The first two revenue streams “have for decades not been particularly sensitive to economic slowdowns,” Bewkes added.
Out of the ad businesses, a big part comes from the Turner basic cable networks. “Ad growth at these nets has been very, very strong,” Bewkes said.
That leaves two areas of economic challenges. Print ads “clearly are weaker,” the TW CEO said. And AOL’s display ad and third-party ad business has also been soft as CFO John Martin said recently.
Discussing the current market turmoil and whether TW must manage its finances differently, Martin told The Hollywood Reporter on the sidelines of the conference: “No. Our balance sheet is in great shape. We have low leverage. We don’t really have any exposure.”
Martin said the company always works with a range of financial institutions, thereby reducing its risks.
Asked if TW’s film financing approach will be affected by the downfall of investment banks, Martin said the company will also be fine in this respect. “We have consistently taken a diversified approach to financing movies,” he said.

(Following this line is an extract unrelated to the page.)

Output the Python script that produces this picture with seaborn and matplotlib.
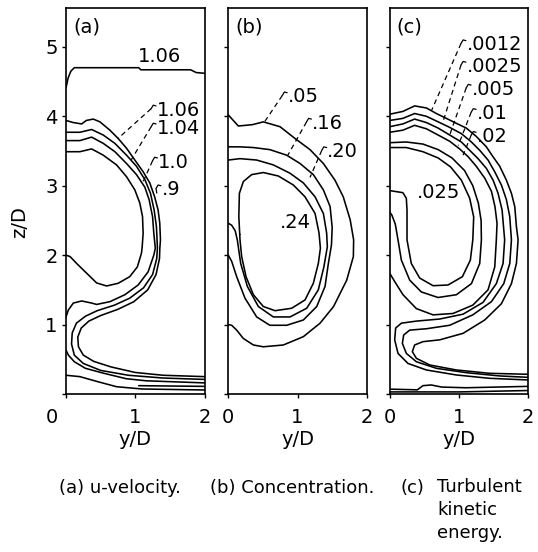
import numpy as np
import pandas as pd
import matplotlib
matplotlib.use("Agg")
import matplotlib.pyplot as plt
import seaborn as sns
from matplotlib.transforms import ScaledTranslation

# ---------------- panel (a): u-velocity contours (y/D, z/D) ----------------
a_top106_y = [0.0, 0.03, 0.07, 0.12, 0.55, 1.05, 1.08, 1.80, 1.88, 2.0]
a_top106_z = [4.41, 4.55, 4.65, 4.70, 4.70, 4.70, 4.67, 4.67, 4.63, 4.62]

a_106_y = [0, 0.105, 0.226, 0.293, 0.394, 0.49, 0.634, 0.754, 0.874, 0.994, 1.115, 1.21, 1.28, 1.33, 1.354,
           1.364, 1.355, 1.35, 1.30, 1.18, 0.98, 0.75, 0.5, 0.33, 0.22, 0.17, 0.18, 0.25, 0.4, 0.65, 1.0, 1.4, 2.0]
a_106_z = [3.94, 3.91, 3.89, 3.94, 3.96, 3.92, 3.80, 3.68, 3.54, 3.37, 3.20, 3.04, 2.84, 2.65, 2.46,
           2.22, 2.1, 1.95, 1.72, 1.5, 1.33, 1.22, 1.13, 1.05, 0.95, 0.82, 0.68, 0.56, 0.47, 0.39, 0.31, 0.27, 0.25]

a_104_y = [0, 0.2, 0.37, 0.538, 0.706, 0.874, 1.018, 1.138, 1.22, 1.273, 1.306, 1.316, 1.32, 1.31, 1.25,
           1.12, 0.92, 0.7, 0.45, 0.28, 0.15, 0.09, 0.08, 0.12, 0.25, 0.5, 0.9, 1.4, 2.0]
a_104_z = [3.77, 3.77, 3.81, 3.73, 3.61, 3.44, 3.28, 3.09, 2.89, 2.65, 2.41, 2.2, 2.1, 1.95, 1.72,
           1.53, 1.38, 1.28, 1.2, 1.12, 1.02, 0.88, 0.72, 0.56, 0.44, 0.34, 0.27, 0.23, 0.21]

a_100_y = [0, 0.2, 0.37, 0.538, 0.706, 0.874, 1.018, 1.138, 1.20, 1.25, 1.268, 1.29, 1.268, 1.186, 1.042,
           0.85, 0.634, 0.442, 0.37, 0.226, 0.106, 0.034, 0]
a_100_z = [3.65, 3.65, 3.70, 3.61, 3.49, 3.32, 3.16, 2.98, 2.80, 2.555, 2.315, 2.1, 2.0, 1.76, 1.57,
           1.43, 1.33, 1.29, 1.31, 1.34, 1.31, 1.21, 1.11]

a_090_y = [0, 0.20, 0.37, 0.538, 0.73, 0.874, 0.994, 1.066, 1.105, 1.114, 1.10, 1.09, 1.03, 0.92, 0.754,
           0.586, 0.442, 0.298, 0.154, 0.058, 0]
a_090_z = [3.49, 3.49, 3.53, 3.44, 3.30, 3.13, 2.94, 2.75, 2.555, 2.315, 2.12, 2.03, 1.83, 1.69, 1.595,
           1.556, 1.60, 1.74, 1.88, 1.98, 2.0]

a_wall1_y = [0, 0.034, 0.12, 0.28, 0.54, 0.87, 1.16, 2.0]
a_wall1_z = [0.634, 0.56, 0.465, 0.37, 0.30, 0.22, 0.19, 0.16]
a_wall2_y = [0, 0.2, 0.45, 0.73, 1.1, 2.0]
a_wall2_z = [0.27, 0.25, 0.18, 0.105, 0.072, 0.058]
a_streak_y = [1.05, 1.5, 2.0]
a_streak_z = [0.12, 0.115, 0.11]

# ---------------- panel (b): concentration contours ----------------
b_05_y = [0, 0.145, 0.35, 0.506, 0.747, 0.964, 1.18, 1.373, 1.54, 1.66, 1.76, 1.81, 1.806, 1.71, 1.52,
          1.325, 1.084, 0.795, 0.506, 0.362, 0.217, 0.121, 0.049, 0]
b_05_z = [4.02, 3.86, 3.88, 3.92, 3.85, 3.68, 3.52, 3.32, 3.08, 2.84, 2.51, 2.22, 1.98, 1.64, 1.26,
          1.02, 0.826, 0.706, 0.68, 0.706, 0.80, 0.92, 0.99, 1.0]

b_16_y = [0, 0.169, 0.362, 0.60, 0.843, 1.036, 1.228, 1.373, 1.47, 1.50, 1.49, 1.445, 1.397, 1.277, 1.084,
          0.843, 0.60, 0.41, 0.241, 0.121, 0.049, 0]
b_16_z = [3.56, 3.56, 3.55, 3.52, 3.44, 3.32, 3.16, 2.94, 2.70, 2.40, 2.15, 1.88, 1.55, 1.26, 1.066,
          0.99, 0.99, 1.11, 1.38, 1.69, 1.91, 2.0]

b_20_y = [0, 0.169, 0.41, 0.65, 0.891, 1.084, 1.253, 1.373, 1.42, 1.43, 1.38, 1.30, 1.132, 0.891, 0.65,
          0.434, 0.275, 0.179, 0.13, 0.10, 0.05, 0]
b_20_z = [3.37, 3.39, 3.37, 3.30, 3.18, 3.04, 2.84, 2.60, 2.32, 2.12, 1.83, 1.50, 1.235, 1.11, 1.11,
          1.26, 1.55, 1.88, 2.22, 2.35, 2.43, 2.46]

b_24_y = [0.165, 0.152, 0.16, 0.217, 0.337, 0.506, 0.723, 0.94, 1.108, 1.253, 1.31, 1.33, 1.30, 1.228,
          1.108, 0.915, 0.675, 0.506, 0.362, 0.256, 0.193, 0.169, 0.165]
b_24_z = [2.30, 2.555, 2.89, 3.06, 3.16, 3.19, 3.14, 3.01, 2.84, 2.60, 2.32, 2.10, 1.88, 1.595,
          1.355, 1.235, 1.20, 1.26, 1.43, 1.69, 1.98, 2.22, 2.30]

# ---------------- panel (c): turbulent kinetic energy contours ----------------
c_0012_y = [0, 0.19, 0.36, 0.53, 0.674, 0.818, 0.96, 1.107, 1.25, 1.396, 1.49, 1.589, 1.685, 1.758, 1.806,
            1.83, 1.854, 1.83, 1.758, 1.613, 1.372, 1.06, 0.722, 0.481, 0.36, 0.327, 0.385, 0.578, 0.963,
            1.44, 2.0]
c_0012_z = [4.03, 4.07, 4.15, 4.12, 4.04, 3.97, 3.90, 3.83, 3.71, 3.56, 3.42, 3.28, 3.08, 2.89, 2.70,
            2.41, 2.22, 1.88, 1.59, 1.30, 1.066, 0.874, 0.78, 0.754, 0.706, 0.61, 0.514, 0.418, 0.346,
            0.298, 0.284]

c_0025_y = [0, 0.19, 0.36, 0.53, 0.70, 0.867, 1.035, 1.18, 1.30, 1.42, 1.517, 1.613, 1.685, 1.733, 1.758,
            1.734, 1.647, 1.469, 1.20, 0.866, 0.53, 0.289, 0.202, 0.183, 0.24, 0.385, 0.674, 1.107, 1.589,
            2.0]
c_0025_z = [3.94, 3.97, 4.04, 4.00, 3.92, 3.84, 3.75, 3.63, 3.51, 3.37, 3.20, 3.01, 2.80, 2.56, 2.22,
            1.88, 1.59, 1.33, 1.14, 0.99, 0.94, 0.92, 0.85, 0.73, 0.585, 0.465, 0.37, 0.307, 0.26, 0.24]

c_005_y = [0, 0.19, 0.36, 0.53, 0.70, 0.867, 1.035, 1.155, 1.276, 1.396, 1.493, 1.565, 1.623, 1.66, 1.637,
           1.54, 1.348, 1.06, 0.722, 0.385, 0.168, 0.086, 0.072, 0.12, 0.264, 0.53, 0.963, 1.44, 2.0]
c_005_z = [3.85, 3.89, 3.96, 3.91, 3.83, 3.73, 3.63, 3.51, 3.39, 3.25, 3.08, 2.89, 2.65, 2.22, 1.88,
           1.59, 1.32, 1.15, 1.08, 1.05, 1.02, 0.95, 0.78, 0.585, 0.44, 0.346, 0.274, 0.226, 0.202]

c_01_y = [0, 0.19, 0.36, 0.53, 0.70, 0.867, 1.01, 1.131, 1.25, 1.372, 1.469, 1.52, 1.55, 1.54, 1.517,
          1.42, 1.20, 0.915, 0.626, 0.385, 0.192, 0.072, 0]
c_01_z = [3.77, 3.80, 3.87, 3.82, 3.73, 3.64, 3.53, 3.42, 3.28, 3.11, 2.92, 2.70, 2.46, 2.22, 1.83,
          1.50, 1.28, 1.16, 1.14, 1.23, 1.43, 1.62, 1.74]

c_02_y = [0, 0.24, 0.48, 0.70, 0.90, 1.08, 1.20, 1.28, 1.32, 1.324, 1.30, 1.18, 0.963, 0.698, 0.457,
          0.289, 0.168, 0.12, 0.08, 0.03, 0]
c_02_z = [3.62, 3.63, 3.60, 3.52, 3.40, 3.22, 3.00, 2.75, 2.50, 2.22, 1.88, 1.59, 1.43, 1.39, 1.47,
          1.64, 1.93, 2.22, 2.45, 2.58, 2.62]

c_025_y = [0, 0.24, 0.48, 0.70, 0.88, 1.035, 1.155, 1.213, 1.20, 1.165, 1.05, 0.842, 0.626, 0.433, 0.312,
           0.25, 0.25, 0.24, 0.19, 0]
c_025_z = [3.55, 3.55, 3.49, 3.40, 3.27, 3.08, 2.82, 2.55, 2.22, 1.93, 1.69, 1.57, 1.56, 1.67, 1.88,
           2.22, 2.65, 2.82, 2.90, 2.93]

c_floor1_y = [0, 0.4, 0.48, 0.6, 0.75, 1.1, 2.0]
c_floor1_z = [0.07, 0.06, 0.12, 0.13, 0.10, 0.09, 0.11]
c_floor2_y = [0, 1.0, 2.0]
c_floor2_z = [0.03, 0.03, 0.05]

# ---------------- labels ----------------
a_labels = ["1.06", "1.06", "1.04", "1.0", ".9"]
b_labels = [".05", ".16", ".20", ".24"]
c_labels = [".0012", ".0025", ".005", ".01", ".02", ".025"]

x_ticks = [0, 1, 2]
y_ticks = [0, 1, 2, 3, 4, 5]
x_label = "y/D"
y_label = "z/D"
panel_tags = ["(a)", "(b)", "(c)"]


def frame(lines):
    parts = []
    for name, (ys, zs) in lines.items():
        parts.append(pd.DataFrame({"y": ys, "z": zs, "line": name}))
    return pd.concat(parts, ignore_index=True)


df_a = frame({"top": (a_top106_y, a_top106_z), "106": (a_106_y, a_106_z), "104": (a_104_y, a_104_z),
              "100": (a_100_y, a_100_z), "090": (a_090_y, a_090_z), "w1": (a_wall1_y, a_wall1_z),
              "w2": (a_wall2_y, a_wall2_z), "st": (a_streak_y, a_streak_z)})
df_b = frame({"05": (b_05_y, b_05_z), "16": (b_16_y, b_16_z), "20": (b_20_y, b_20_z), "24": (b_24_y, b_24_z)})
df_c = frame({"0012": (c_0012_y, c_0012_z), "0025": (c_0025_y, c_0025_z), "005": (c_005_y, c_005_z),
              "01": (c_01_y, c_01_z), "02": (c_02_y, c_02_z), "025": (c_025_y, c_025_z),
              "f1": (c_floor1_y, c_floor1_z), "f2": (c_floor2_y, c_floor2_z)})

sns.set_style("ticks")
plt.rcParams["font.family"] = ["DejaVu Sans"]
plt.rcParams["text.color"] = "black"

W, H = 538, 552
fig = plt.figure(figsize=(W / 100, H / 100), dpi=100)

lefts = [66, 228.3, 389.7]
axes = []
for lx in lefts:
    axes.append(fig.add_axes([lx / W, 1 - 394 / H, 138.5 / W, 386 / H]))

FS = 14
for ax, df in zip(axes, [df_a, df_b, df_c]):
    sns.lineplot(data=df, x="y", y="z", units="line", estimator=None, sort=False,
                 color="black", lw=1.15, ax=ax, legend=False)
    ax.set_xlim(0, 2.0)
    ax.set_ylim(0, 5.56)
    ax.set_xticks(x_ticks)
    ax.set_yticks(y_ticks)
    ax.set_xlabel("")
    ax.set_ylabel("")
    ax.tick_params(direction="out", length=3, width=1, labelsize=FS, pad=7, colors="black")
    ax.tick_params(axis="y", pad=3)
    for s in ax.spines.values():
        s.set_visible(True)
        s.set_color("black")
        s.set_linewidth(1.2)
    ax.text(0.5, -0.118, x_label, transform=ax.transAxes, ha="center", va="center",
            fontsize=FS, color="black")

for ax in axes[1:]:
    ax.set_yticklabels([])

axes[0].set_yticklabels(["", "1", "2", "3", "4", "5"])
lab0 = axes[0].get_xticklabels()[0]
lab0.set_transform(lab0.get_transform() + ScaledTranslation(-14 / 100, 0, fig.dpi_scale_trans))
axes[0].text(-0.338, 0.446, y_label, transform=axes[0].transAxes, rotation=90,
             ha="center", va="center", fontsize=FS, color="black")

for ax, tag in zip(axes, panel_tags):
    ax.text(0.05, 0.975, tag, transform=ax.transAxes, ha="left", va="top", fontsize=FS, color="black")

dashed = dict(color="black", lw=0.9, linestyle=(0, (4, 3)))
solid = dict(color="black", lw=0.9)


def labelled(ax, txt, ty, tz, ey, ez):
    ax.text(ty, tz, txt, ha="left", va="center", fontsize=FS, color="black")
    # small hook next to the label, then a dashed leader to the contour
    hx = [ty - 0.01, ty - 0.05, ty - 0.08]
    hz = [tz + 0.06, tz + 0.07, tz + 0.02]
    ax.plot(hx, hz, **solid)
    ax.plot([hx[-1], ey], [hz[-1], ez], **dashed)


# panel (a) annotations
ax = axes[0]
ax.text(1.35, 4.86, a_labels[0], ha="center", va="center", fontsize=FS, color="black")
for args in [(a_labels[1], 1.31, 4.09, 0.75, 3.68),
             (a_labels[2], 1.31, 3.83, 0.94, 3.37),
             (a_labels[3], 1.33, 3.34, 1.11, 3.05),
             (a_labels[4], 1.38, 2.94, 1.32, 2.84)]:
    labelled(ax, *args)

# panel (b) annotations
ax = axes[1]
for args in [(b_labels[0], 0.86, 4.28, 0.53, 3.93),
             (b_labels[1], 1.21, 3.90, 0.86, 3.44),
             (b_labels[2], 1.43, 3.49, 1.18, 3.12)]:
    labelled(ax, *args)
ax.text(0.97, 2.47, b_labels[3], ha="center", va="center", fontsize=FS, color="black")

# panel (c) annotations
ax = axes[2]
for args in [(c_labels[0], 1.11, 5.03, 0.607, 4.09),
             (c_labels[1], 1.11, 4.72, 0.775, 3.94),
             (c_labels[2], 1.185, 4.39, 0.87, 3.74),
             (c_labels[3], 1.257, 4.04, 0.99, 3.58),
             (c_labels[4], 1.257, 3.71, 1.06, 3.44)]:
    labelled(ax, *args)
ax.text(0.70, 2.90, c_labels[5], ha="center", va="center", fontsize=FS, color="black")

# captions
CF = 13
fig.text(120 / W, 1 - 488 / H, "(a) u-velocity.", ha="center", va="center", fontsize=CF)
fig.text(292 / W, 1 - 488 / H, "(b) Concentration.", ha="center", va="center", fontsize=CF)
fig.text(400 / W, 1 - 488 / H, "(c)", ha="left", va="center", fontsize=CF)
fig.text(437 / W, 1 - 478 / H, "Turbulent\nkinetic\nenergy.", ha="left", va="top",
         fontsize=CF, linespacing=1.35)

fig.savefig("out.png", dpi=100, facecolor="white")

Meanwhile, Bewkes on Wednesday also reaffirmed his argument that TW’s content businesses will grow faster over the next three to five years than analysts currently expect.
He didn’t provide specific guidance.
He reiterated that TW would look for acquisitions in core areas, such as film and TV production businesses, U.S. and international TV networks and maybe magazine brands.
He didn’t mention specific companies, but drew laughs when he said: “I rule out the acquisition of subprime mortgage debt.”
Asked by THR after the session whether he is looking to buy NBC Universal, Bewkes gave an indirect answer: “People keep asking (about this), but they haven’t said (if they would sell).” He also emphasized a key point his team always makes about possible deals — they would have to ensure high returns.
Bewkes also said blockbuster strategies will help not only in the film business, but also in TV, magazines and maybe even online. After all, people are flocking to “big popular stuff,” he said.
Bewkes also once again was asked about whether AOL could be involved in any dealmaking, and he reiterated that everyone in the online space is talking to each other from time to time. “Everybody … is looking at what is the optimal scale,” he said.